Tuesday, June 27, 2017

Backpacking through the Baltics - Lithuania

This summer Rachel and I decided to take a week backpacking through the Baltic States from Lithuania to Finland.  We started our trip in Vilnius.  We flew on a Monday evening and arrived quite late (almost midnight - though only just getting dark), so set off the next day to explore the city.

We started at the Town Hall square where we had breakfast, and then wandered through the streets to the Vilnius Cathedral.  The Town Hall was built in 1799 and has remained unchanged since then - now it's used during state visits, for example when Queen Elizabeth and George Bush visited.

The Cathedral is the main Roman Catholic Cathedral of Lithuania.  It's in the Old Town just off the Cathedral Square.  The coronations of the Grand Dukes of Lithuania.   Inside the cathedral there are many works of art dating from 16th to 19th century.  During the Soviet era the cathedral was used as a warehouse.

In the cathedral square is also the monument to Gediminas, one of the first rulers of Lithuania.  Nearby is a small stone making the place where the human chain of the Baltic States was started linking Vilnius with Riga and Tallinn, an event that marked the beginning of the liberation of the Baltic States from Russia.  


We wandered through the Old Town which you get to through gates.  These one above are the Gates of Dawn.  As we went through we came across the Russian Orthodox church.  We went inside - it was really beautiful.  The church was built around 1750 when Vilnius was part of the Russian Empire.  It's built in Baroque style with a Roccoco interior.  In the church are the remains of saints Anthony, John and Eustathios.   

The Old Town was full of amazing buildings including the one below.  For our evening meal we sat in the cafe right next door to this!
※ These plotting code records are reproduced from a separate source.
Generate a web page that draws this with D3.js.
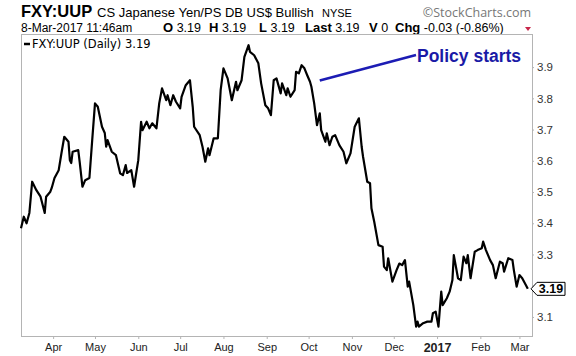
<!DOCTYPE html>
<html><head><meta charset="utf-8">
<script src="https://cdn.jsdelivr.net/npm/d3@7"></script>
<style>
html,body{margin:0;padding:0;background:#fff;}
svg{display:block;}
</style></head>
<body>
<svg id="c" width="576" height="356"></svg>
<script>
const dates = ["2016-03-09","2016-03-11","2016-03-13","2016-03-15","2016-03-17","2016-03-20","2016-03-23","2016-03-26","2016-03-27","2016-03-30","2016-03-31",
"2016-04-02","2016-04-05","2016-04-07","2016-04-09","2016-04-12","2016-04-13","2016-04-14","2016-04-15","2016-04-19","2016-04-20","2016-04-22","2016-04-24","2016-04-27","2016-04-29",
"2016-05-01","2016-05-03","2016-05-06","2016-05-08","2016-05-09","2016-05-10","2016-05-13","2016-05-16","2016-05-19","2016-05-21","2016-05-23","2016-05-24","2016-05-27","2016-05-29",
"2016-06-01","2016-06-03","2016-06-04","2016-06-07","2016-06-09","2016-06-11","2016-06-14","2016-06-16","2016-06-18","2016-06-21","2016-06-22","2016-06-24","2016-06-26","2016-06-28",
"2016-07-01","2016-07-02","2016-07-05","2016-07-08","2016-07-10","2016-07-11","2016-07-15","2016-07-17","2016-07-19","2016-07-21","2016-07-22","2016-07-25","2016-07-28","2016-07-30",
"2016-08-01","2016-08-04","2016-08-07","2016-08-10","2016-08-11","2016-08-14","2016-08-16","2016-08-19","2016-08-20","2016-08-23","2016-08-26","2016-08-28","2016-08-31",
"2016-09-02","2016-09-04","2016-09-06","2016-09-08","2016-09-11","2016-09-12","2016-09-15","2016-09-16","2016-09-18","2016-09-21","2016-09-22","2016-09-24","2016-09-26","2016-09-28","2016-09-30",
"2016-10-02","2016-10-03","2016-10-05","2016-10-07","2016-10-09","2016-10-10","2016-10-13","2016-10-14","2016-10-16","2016-10-18","2016-10-20","2016-10-23","2016-10-26","2016-10-28","2016-10-31",
"2016-11-03","2016-11-06","2016-11-08","2016-11-09","2016-11-12","2016-11-14","2016-11-15","2016-11-17","2016-11-20","2016-11-23","2016-11-24","2016-11-26","2016-11-27","2016-11-30",
"2016-12-03","2016-12-05","2016-12-07","2016-12-09","2016-12-11","2016-12-12","2016-12-15","2016-12-17","2016-12-18","2016-12-19","2016-12-22","2016-12-25","2016-12-28","2016-12-29","2016-12-31",
"2017-01-02","2017-01-04","2017-01-05","2017-01-08","2017-01-10","2017-01-12","2017-01-13","2017-01-16","2017-01-18","2017-01-20","2017-01-22","2017-01-23","2017-01-25","2017-01-28","2017-01-30",
"2017-02-02","2017-02-03","2017-02-05","2017-02-08","2017-02-10","2017-02-12","2017-02-15","2017-02-17","2017-02-18","2017-02-21","2017-02-24","2017-02-25","2017-02-27",
"2017-03-01","2017-03-03","2017-03-07"];
const values = [3.384,3.421,3.400,3.433,3.533,3.506,3.485,3.433,3.485,3.501,3.513,
3.545,3.570,3.625,3.677,3.661,3.602,3.593,3.629,3.634,3.597,3.517,3.538,3.545,3.666,
3.784,3.773,3.709,3.689,3.645,3.666,3.629,3.618,3.560,3.554,3.586,3.561,3.570,3.517,
3.602,3.725,3.698,3.725,3.704,3.720,3.704,3.784,3.832,3.794,3.810,3.778,3.810,3.789,
3.768,3.805,3.842,3.858,3.773,3.709,3.682,3.645,3.597,3.640,3.618,3.672,3.672,3.826,
3.896,3.864,3.794,3.853,3.826,3.858,3.933,3.970,3.949,3.938,3.912,3.848,3.778,
3.768,3.746,3.858,3.864,3.816,3.848,3.810,3.832,3.805,3.826,3.885,3.880,3.906,3.896,3.874,
3.853,3.837,3.784,3.714,3.752,3.698,3.661,3.688,3.650,3.677,3.682,3.650,3.629,3.592,3.624,
3.709,3.736,3.645,3.613,3.533,3.528,3.448,3.405,3.330,3.325,3.261,3.250,3.288,3.213,
3.250,3.271,3.266,3.282,3.197,3.213,3.138,3.069,3.085,3.069,3.080,3.085,3.085,3.112,3.117,
3.069,3.181,3.138,3.160,3.181,3.218,3.298,3.224,3.218,3.293,3.272,3.298,3.224,3.309,3.314,
3.320,3.341,3.314,3.282,3.266,3.224,3.277,3.272,3.245,3.288,3.282,3.250,3.197,
3.234,3.224,3.190];
const yTicks = [3.1,3.2,3.3,3.4,3.5,3.6,3.7,3.8,3.9];
const monthTicks = ["2016-04-01","2016-05-01","2016-06-01","2016-07-01","2016-08-01","2016-09-01","2016-10-01","2016-11-01","2016-12-01","2017-01-01","2017-02-01","2017-03-01"];
const monthLabels = ["Apr","May","Jun","Jul","Aug","Sep","Oct","Nov","Dec","2017","Feb","Mar"];
const lastValue = 3.19;

const parse = d3.timeParse("%Y-%m-%d");
const data = dates.map((d,i)=>({date:parse(d), v:values[i]}));

const svg = d3.select("#c");
const L=21, R=532, T=34, B=336;
const x = d3.scaleTime().domain([parse("2016-03-09"), parse("2017-03-10")]).range([L,R]);
const y = d3.scaleLinear().domain([3.039, 4.006]).range([B,T]);
const AR = "Liberation Sans, Arial, sans-serif";

// Header line 1
svg.append("text").attr("x",21).attr("y",17).attr("font-family",AR).attr("font-weight","bold").attr("font-size","16.5px").attr("fill","#000").text("FXY:UUP");
svg.append("text").attr("x",97).attr("y",17).attr("font-family",AR).attr("font-size","13px").attr("fill","#000").text("CS Japanese Yen/PS DB US$ Bullish");
svg.append("text").attr("x",322).attr("y",17).attr("font-family",AR).attr("font-size","11px").attr("fill","#000").text("NYSE");
svg.append("text").attr("x",531).attr("y",17).attr("text-anchor","end").attr("font-family","Open Sans, sans-serif").attr("font-size","12.5px").attr("fill","#777").text("\u00A9StockCharts.com");

// Header line 2
svg.append("text").attr("x",21).attr("y",32).attr("font-family",AR).attr("font-size","12px").attr("fill","#000").text("8-Mar-2017 11:46am");
const stats = [["O","3.19",163],["H","3.19",209],["L","3.19",259],["Last","3.19",305],["V","0",369],["Chg","-0.03 (-0.86%)",395]];
stats.forEach(s=>{
  const t = svg.append("text").attr("x",s[2]).attr("y",32).attr("font-family",AR).attr("fill","#000");
  t.append("tspan").attr("font-weight","bold").attr("font-size","13px").text(s[0]);
  t.append("tspan").attr("font-size","12.5px").attr("dx",3.5).text(s[1]);
});
svg.append("path").attr("d","M525,27 L531,27 L528,31 Z").attr("fill","#c8264a");

// Frame
svg.append("rect").attr("x",L).attr("y",T).attr("width",R-L).attr("height",B-T).attr("fill","#fff").attr("stroke","#b4b4b4").attr("stroke-width",1).attr("shape-rendering","crispEdges");

// X axis
const xAxis = d3.axisBottom(x).tickValues(monthTicks.map(parse)).tickSize(3).tickPadding(4)
  .tickFormat((d,i)=>monthLabels[i]);
const gx = svg.append("g").attr("transform",`translate(0,${B})`).call(xAxis);
gx.select(".domain").remove();
gx.selectAll(".tick line").attr("stroke","#b4b4b4");
gx.selectAll(".tick text").attr("font-family",AR).attr("fill","#222")
  .attr("font-weight",(d,i)=>monthLabels[i]==="2017"?"bold":"normal")
  .style("font-size",(d,i)=>monthLabels[i]==="2017"?"12.5px":"11px");

// Y axis (right)
const yAxis = d3.axisRight(y).tickValues(yTicks).tickSize(2).tickPadding(3).tickFormat(d3.format(".1f"));
const gy = svg.append("g").attr("transform",`translate(${R},0)`).call(yAxis);
gy.select(".domain").remove();
gy.selectAll(".tick line").attr("stroke","#b4b4b4");
gy.selectAll(".tick text").attr("font-family",AR).attr("font-size","11.5px").attr("fill","#333");

// Legend
svg.append("line").attr("x1",24).attr("x2",30).attr("y1",44).attr("y2",44).attr("stroke","#000").attr("stroke-width",2.5);
svg.append("text").attr("x",32).attr("y",48).attr("font-family","DejaVu Sans, Verdana, sans-serif").attr("font-size","11.5px").attr("fill","#000").text("FXY:UUP (Daily) " + lastValue.toFixed(2));

// Price line
const line = d3.line().x(d=>x(d.date)).y(d=>y(d.v)).curve(d3.curveLinear);
svg.append("path").datum(data).attr("d",line).attr("fill","none").attr("stroke","#000").attr("stroke-width",2.2).attr("stroke-linejoin","round");

// Last value tag
const ty = y(lastValue);
svg.append("path").attr("d",`M${R-1},${ty} L${R+5},${ty-6.5} L${R+33},${ty-6.5} L${R+33},${ty+6.5} L${R+5},${ty+6.5} Z`)
  .attr("fill","#fff").attr("stroke","#000").attr("stroke-width",1);
svg.append("text").attr("x",R+19).attr("y",ty+4.5).attr("text-anchor","middle").attr("font-family",AR)
  .attr("font-size","12.5px").attr("font-weight","bold").attr("fill","#000").text(lastValue.toFixed(2));

// Annotation
const annDate = parse("2016-10-09"), annV = 3.857;
svg.append("line").attr("x1",x(annDate)).attr("y1",y(annV)).attr("x2",416).attr("y2",55).attr("stroke","#1c1cb4").attr("stroke-width",2.5);
svg.append("text").attr("x",417).attr("y",62).attr("font-family",AR).attr("font-size","17.5px").attr("font-weight","bold").attr("fill","#1a1aa6").text("Policy starts");
</script>
</body></html>
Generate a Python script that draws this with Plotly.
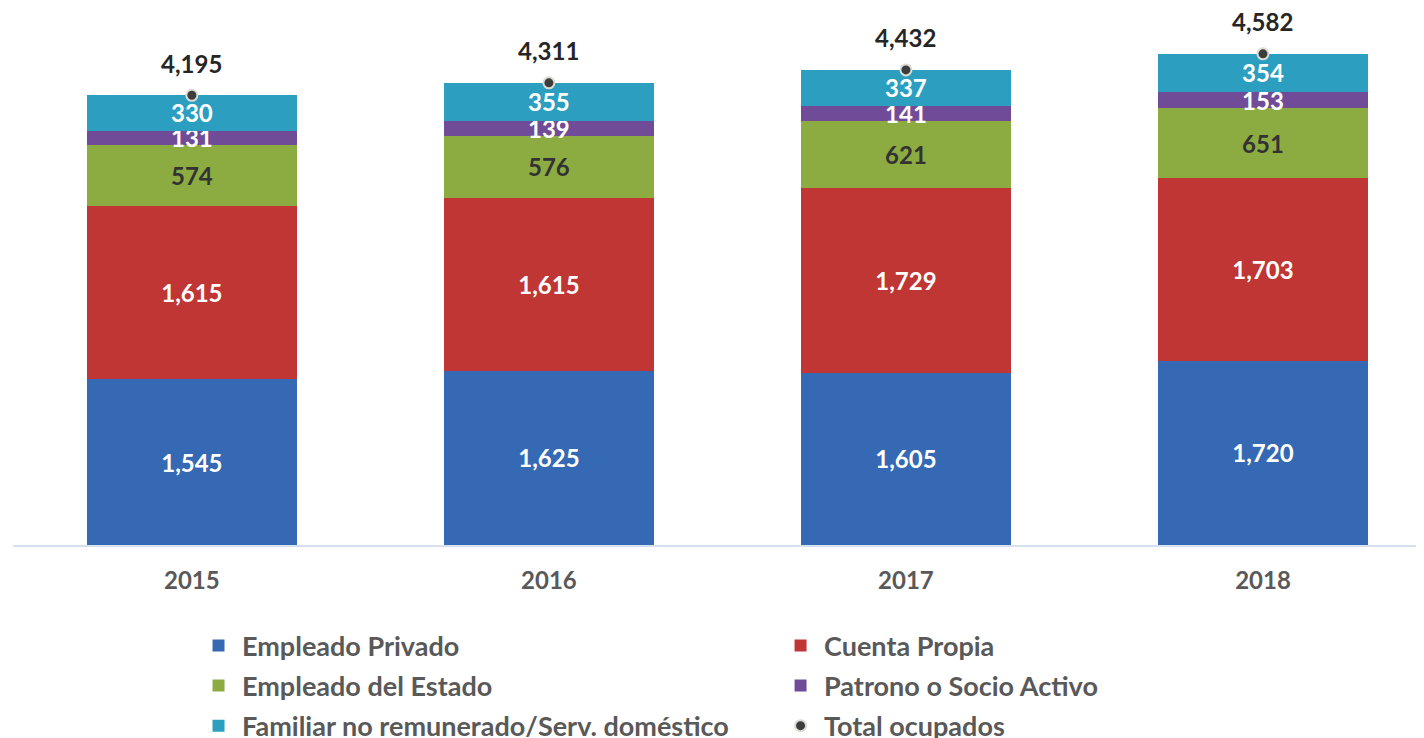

We walked around several other parts of Vilnius including Uzupis.  This word means "the other side of the river" in Lithuania.  It's an area that has been popular with artists and in 1997 the district declared itself an independent republic.  In 2002 a statue of an angel blowing a trumpet was put in the main square.  This became the symbol of the revival of the area.  Before this a sculpture of an egg stood in its place.  The egg was sold at auction and now stands on another street.

After wandering through the streets of Uzupis, we walked through the Bernadine Gardens and then up the hill to the Three Crosses.  The original monument was torn down by the Soviets in 1950, but then a new monument was erected in 1989.

On the way back into Vilnius we climbed up to the Gediminas' Tower.  This gave us a good view of the Hill of Three Crosses as well as over Vilnius.  

Walking back into town again we passed the presidential palace.  The palace dates back to the 14th century.  In 1812, both the Russian Tsar Alexander I and the French Emperor Napoleon used the Palace as their residence.

The following morning, before setting off to catch the bus to Riga, Rachel and I wandered around looking at various sculptures and street art around Vilnius.  It really is a city rich with culture - including the monument to Frank Zappa.

Vilnius used to be known as the "Jerusalem of the North" as it had more than 100 synagogues.  The Jewish population was almost entirely eliminated during the Holocaust, and today there is just this one synagogue left.

After two days of exploring Vilnius, we were ready to set off north - to Riga in Latvia.